GH: Do you think it’s possible to have a chef-driven restaurant that still makes the customer feel like they can make it their home away from home?

CA: Possible, I guess, but it doesn't happen a lot. The moment I hear "The chef wanted you to…" I know that it's his or her place, not mine. That doesn't mean I won't have a good meal there, even a great one, but I probably won't want to settle in and relax and come back again tomorrow night.

GH: You write that you have won — among many many cookbook awards and magazine-industry honors—a Grammy nomination! What further honor, in what category, would you still like your work to receive?

CA: I entered two poems, old ones but ones I'm quite fond of, in this year's Ballymaloe International Poetry Prize competition, and was disappointed, though hardly surprised, not to have won at least third place.

GH: What is the “low-fat cassoulet” catchphrase you relied on when you and Dorothy Kalins and Christopher Hirsheimer were originally getting together to create Saveur?

CA: Around the time we first started to talk about what Saveur should be, Pierre Frenay, who was a very good, classically trained French chef and a collaborator with Craig Claiborne for the New York Times, published a recipe for just that.
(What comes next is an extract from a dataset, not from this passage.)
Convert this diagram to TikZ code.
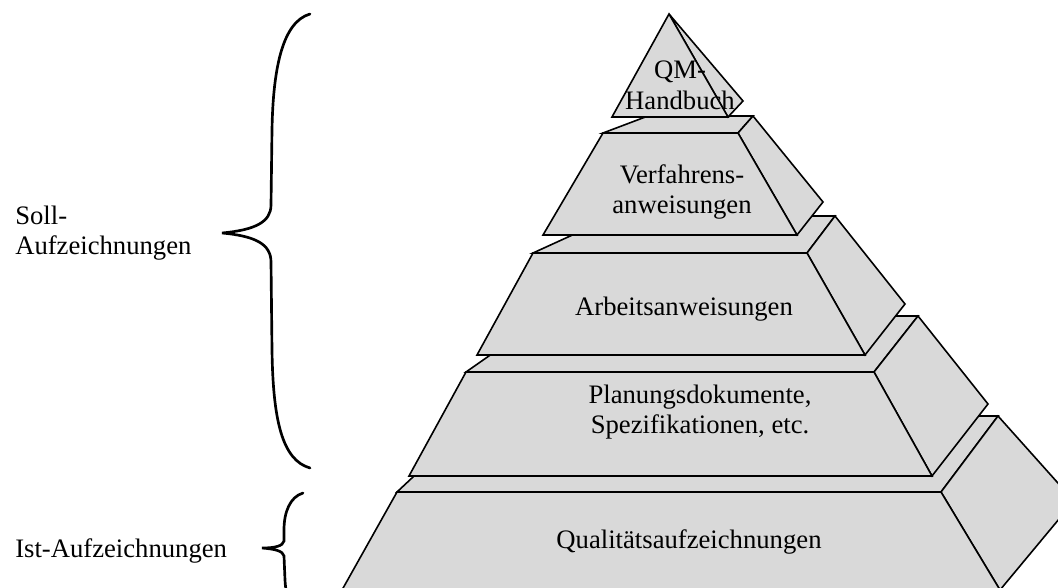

I'm sure it was a good recipe, but to me it seemed to symbolize all that we wanted to oppose. If you give recipes for low-fat cassoulet, I said, and quick-and-easy cassoulet, and Cajun cassoulet, and Tex-Mex cassoulet, and lord knows what else, what will happen eventually to real cassoulet, this wonderful, ancient dish, expressing so much culture and tradition? Let's give our readers the closest thing we can to the genuine article, we said, and let them leave out the duck fat if they want to.

GH: What things about wine that you learned from the late Roy Brady do you continue to pass along in your own wine writing?
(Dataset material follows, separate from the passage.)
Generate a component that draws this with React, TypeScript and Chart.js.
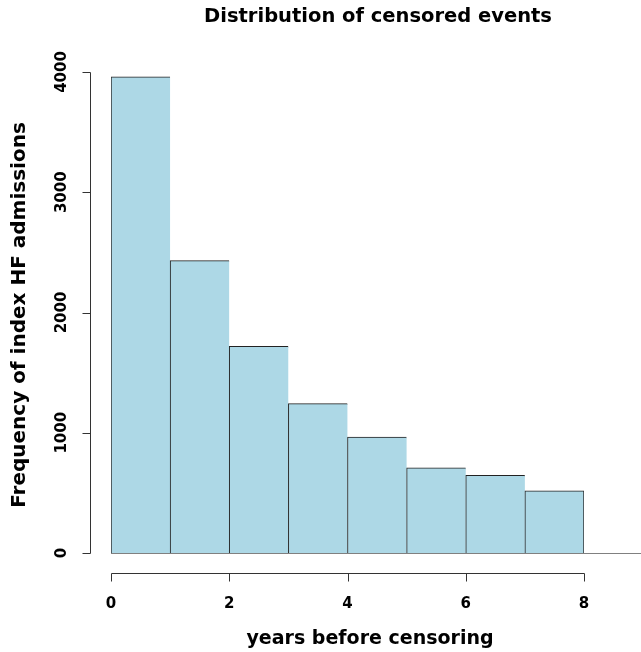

CA: Above all that there is virtually no dependable relationship between the price or reputation of a wine and the pleasure it will bring the drinker. Also that, contrary to generations' worth of common wisdom, most wines are better young than old.

GH: What are some of the most reliable ways to become a cherished customer in a restaurant, a customer with “a usual table”?

CA: Come back often. Tip well, assuming that the server isn't an idiot (in which case you probably don't want a usual table at the place anyway). Order intelligently. Be polite.